Instructions to follow
Every line from the start of the records through the line with "import plotly.graph_objects as go" is to be written out exactly; pictures are not.

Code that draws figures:

╔══

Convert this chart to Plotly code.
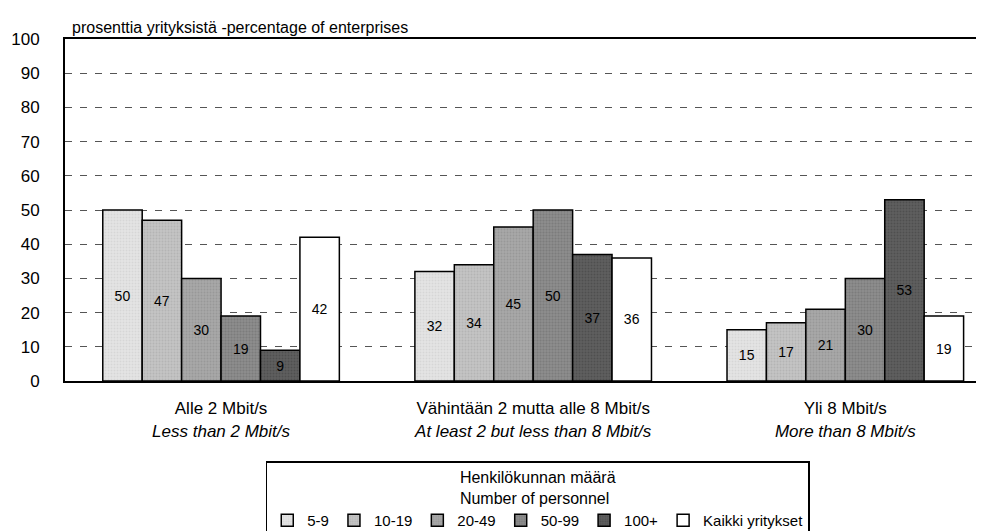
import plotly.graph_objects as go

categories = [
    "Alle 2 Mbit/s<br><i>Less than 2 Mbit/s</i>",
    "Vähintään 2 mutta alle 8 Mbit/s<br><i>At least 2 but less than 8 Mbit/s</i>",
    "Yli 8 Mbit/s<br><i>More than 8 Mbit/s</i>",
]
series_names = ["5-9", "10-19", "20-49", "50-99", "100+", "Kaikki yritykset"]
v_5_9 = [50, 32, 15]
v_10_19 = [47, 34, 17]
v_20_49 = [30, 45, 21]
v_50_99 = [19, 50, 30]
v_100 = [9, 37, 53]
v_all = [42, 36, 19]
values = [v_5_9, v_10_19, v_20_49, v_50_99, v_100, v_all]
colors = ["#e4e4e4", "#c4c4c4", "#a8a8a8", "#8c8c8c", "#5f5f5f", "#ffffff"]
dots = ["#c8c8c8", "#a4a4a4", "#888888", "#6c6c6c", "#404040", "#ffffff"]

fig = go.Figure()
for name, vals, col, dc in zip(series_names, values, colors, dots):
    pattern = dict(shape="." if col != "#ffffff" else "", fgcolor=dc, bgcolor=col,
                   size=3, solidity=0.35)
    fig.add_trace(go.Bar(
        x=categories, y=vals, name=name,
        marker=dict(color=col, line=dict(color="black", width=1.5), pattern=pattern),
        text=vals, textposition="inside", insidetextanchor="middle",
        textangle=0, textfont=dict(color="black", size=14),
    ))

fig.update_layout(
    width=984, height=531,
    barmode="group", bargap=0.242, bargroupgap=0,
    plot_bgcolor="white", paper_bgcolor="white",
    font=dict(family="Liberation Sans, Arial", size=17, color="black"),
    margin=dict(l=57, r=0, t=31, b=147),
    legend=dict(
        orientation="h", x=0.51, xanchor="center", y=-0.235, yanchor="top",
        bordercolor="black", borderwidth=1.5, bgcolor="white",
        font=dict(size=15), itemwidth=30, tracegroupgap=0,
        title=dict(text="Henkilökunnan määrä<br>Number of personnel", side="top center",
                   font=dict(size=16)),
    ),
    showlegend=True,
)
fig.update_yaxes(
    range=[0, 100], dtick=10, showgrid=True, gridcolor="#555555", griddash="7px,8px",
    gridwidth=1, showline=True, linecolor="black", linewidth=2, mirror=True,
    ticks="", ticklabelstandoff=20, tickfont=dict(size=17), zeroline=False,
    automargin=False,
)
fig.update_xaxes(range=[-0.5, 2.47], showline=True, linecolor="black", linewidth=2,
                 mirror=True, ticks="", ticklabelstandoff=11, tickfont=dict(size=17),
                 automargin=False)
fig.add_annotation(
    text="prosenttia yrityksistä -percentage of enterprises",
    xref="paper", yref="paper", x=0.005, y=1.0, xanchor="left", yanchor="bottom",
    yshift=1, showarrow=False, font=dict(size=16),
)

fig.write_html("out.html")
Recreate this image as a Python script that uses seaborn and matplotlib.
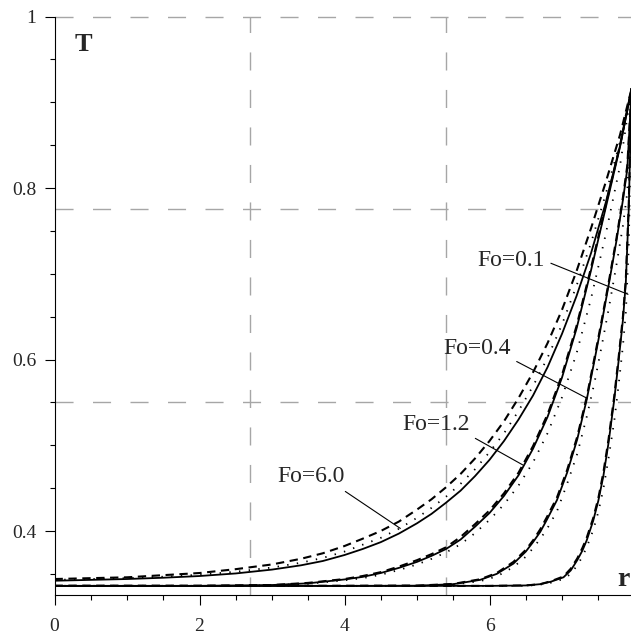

╚══

Task output
Convert this chart to Plotly code.
import plotly.graph_objects as go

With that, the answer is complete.